A beleza do encontro é minha maior nascente de inspiração. O encontro com o outro e consigo mesmo, num fluxo constante de transformações. Conto por aqui um dos episódios que expandiram os meus horizontes internos. 

Janeiro de 2013, Índia – No Sul do país, em uma comunidade chamada Auroville, conheci um jovem japonês chamado Motohiro. Na época, entre canções improvisadas ao violão, ele me ensinou (sem querer ensinar) sobre o foco na fotografia. Contava-me como tudo o que enxergamos (na vida) traz uma simples questão de proximidade, contato e distância. Tudo aquilo me fazia profundo sentido, mesmo sem entender muito o porquê.

Corta para dezembro de 2016, Brasil – Meu irmão, minha irmã e eu quisemos dar de presente para nossos pais algo que sempre foi um sonho de vida para eles: uma viagem ao Japão. Marco, 72 anos, e Sumiko, 63, são descendentes de japoneses e nunca haviam visitado a Terra do Sol Nascente.

Apesar de o sonho ter despertado, meu pai preferiu que fôssemos “mais pra frente”, pois estava cheio de complicações financeiras e não iria aproveitar. Na época, ele estava cego de um olho. Ok, decidimos não ir.
Corta para fevereiro de 2017, Brasil – Numa manhã cotidiana, meu pai acorda com o segundo olho embaçado. Minha mãe desespera. Em família, todos pensamos: “vamos para o Japão”. Pouco tempo depois, compramos a passagem para maio.
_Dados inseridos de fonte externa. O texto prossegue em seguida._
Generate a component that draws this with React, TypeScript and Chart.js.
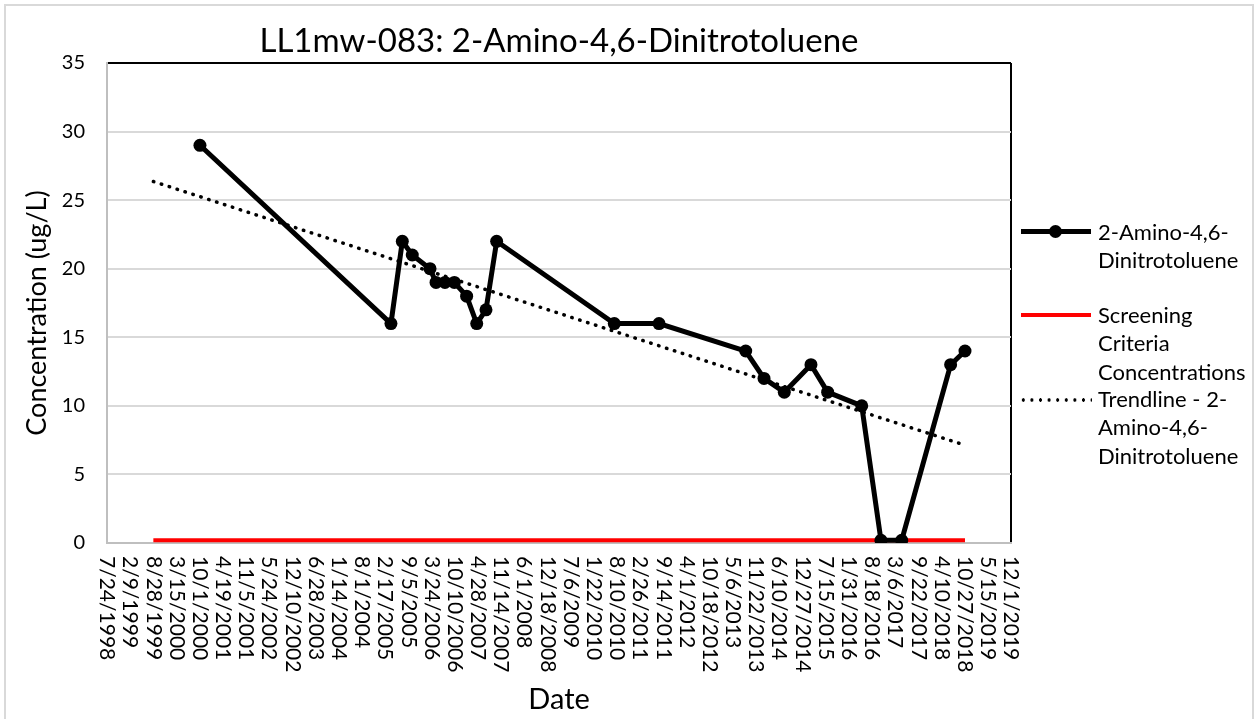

[Pesquisando os locais que visitaríamos, lembrei do Motohiro. Nos falamos e descobrimos que, sincronicamente, ele era da mesma cidade da minha avó paterna: Gunma. Pedi para ele ver se encontrava alguém de nossa família por lá. Ele foi até a prefeitura ver os registros familiares, mas não encontrou. Semanas depois, encontramos um cartão com o nome de uma mulher que poderia ter alguma referência da minha avó.]

Maio de 2017, Japão – Meu pai, minha mãe e eu estávamos hospedados na casa de Motohiro, quando ele liga para a mulher misteriosa do cartão e marca um encontro.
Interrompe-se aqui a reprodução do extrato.